RaimundasSakalauskas commented 5 years ago

There are multiple event sources running simultaneously and this code executes on different threads. Can you please confirm that you are still seeing this error even with the latest commit on the mesh branch (https://github.com/particle-iot/particle-sdk-ios/tree/feature/mesh)? I think I added few more changes after I replied the last time therefore the linked commit might be outdated.

We have 0 issues regarding this with our Tinker app after these changes were introduced and your reply leaves me slightly puzzled.

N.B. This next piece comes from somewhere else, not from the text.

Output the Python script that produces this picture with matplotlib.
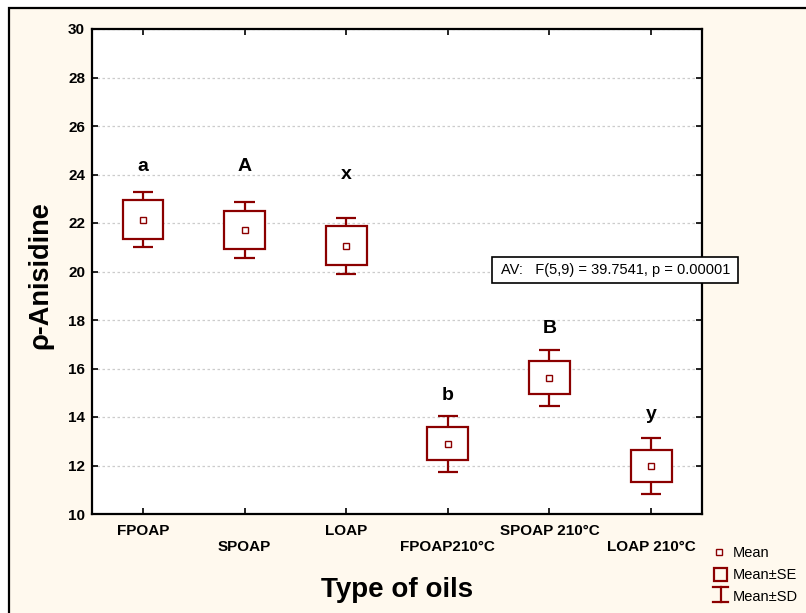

I'm sure you know how to use development pod (not the public release), but just in case someone who reads this thread does not here's the instruction:

  1. Clone this repo
  2. Check out mesh branch
  3. Define path to local git repo in your project file like this: pod 'Particle-SDK', :path => '../particle-sdk-ios'
  4. Run git install (if it's a new project) or pod update Particle-SDK if the dependencies have previously been installed and you are only swapping public pod for a development pod.
williamhqs commented 5 years ago

@skyfoxa How did you solve it? I got the same error under IOS 12.1. Thank you very much! Also in connectionDidFinishLoading method. I also commented self.queue = nil not sure if it helps, will test it.

RaimundasSakalauskas commented 5 years ago

@williamhqs did you try the instructions posted in my post above?

williamhqs commented 5 years ago

@skyfoxa yes, I removed self.queue = nil not sure if it works. I will let someone test first. Thanks for your quick response.

markoImake commented 5 years ago

I was experiencing the same issue on the master branch. I tried removing self.queue = nil as suggested but it did not fix the problem. I then tried the mesh branch as per @RaimundasSakalauskas suggestion and it has fixed the issue. Thanks!

RaimundasSakalauskas commented 5 years ago

I have just published SDK update. Both dependency managers should download the code commit that has a permanent fix for this issue now, so workaround is no longer needed. I will close this thread, but feel free to reopen if for some reason you will still experience this bug with SDK v0.9.0

skyfoxa commented 5 years ago

@RaimundasSakalauskas we updated on v0.9.2 and everything works fine now. Thanks for the update.